The growth of these movements raises the questions of the wider implications of what his subjects believe. Safran says real-life developments, such as Cerantonio’s arrest, didn’t give him any pause about whether he should be joking about those subjects.
“I’m just a real backer of art — I remember growing up I was really into counter-cultural stuff,” he said. “And how do you micro-manage why it’s helpful to have, say, Monty Python’s Life of Brian or why it’s useful for Mel Brooks to dress up as Hitler? It seems like comedy is really important and helpful and you arrive at things you don’t arrive at if you try to micro-manage or pre-plot it, you know? There’s lots of things I wouldn’t do, or I’d think were in bad taste, but not in this area — in this area I think it’s really important to get in there with your muddy boots and do jokes.”
Surprisingly, given the mocking tone of his book, Safran said the majority of the negative feedback he’s received since publication has come from his more progressive subjects.
“Like, me doing gags about white supremacists, everybody loves it, and I think it’s good and helpful to do. But then we get to the murkier subjects, like the fact that I’m not supposed to mention anti-Semitism — unless it’s Donald Trump’s people doing it — but not, like, Muslim anti-Semitism,” he said. “I was really surprised that people were surprised– if I brought it up people reacted like I’d farted at the dinner party.”
His explanation for this discomfort fits with a recurring theme of the book — any kind of absolutism invariably entangles you in contradiction and hypocrisy.
“I think even with those people, it’s not that they have a problem with Jews, it’s just they’ve got the world worked out in a certain way, and if you bring up something that challenges that they get shitty.”
And Safran thinks the themes in Extremist will continue to produce interesting work for a while yet — he rejects any notion that the seeming failure of the hard right in recent elections across Europe and at the state level in Western Australia represents any kind of return to “normal.”
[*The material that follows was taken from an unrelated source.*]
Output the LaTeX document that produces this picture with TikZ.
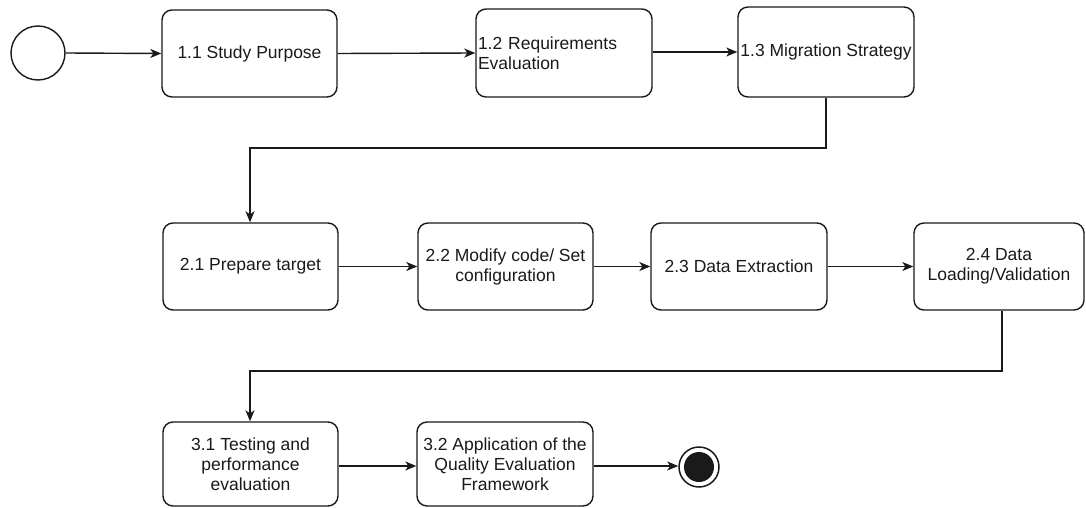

“No. [What happens next] will be such a gear shift that we can’t even imagine it now. Remember under Obama and we thought, ‘oh this is how the world is forever.'” he said. “And then Trump’s in, and whoosh. And even with him, within a couple of months the energy has changed … Not that he’s now a good person, he’s just another politician.”
“Basically I’m saying I don’t know,” he laughs “But … it’s going to be weird.”
One gets the sense that Safran would rather like that.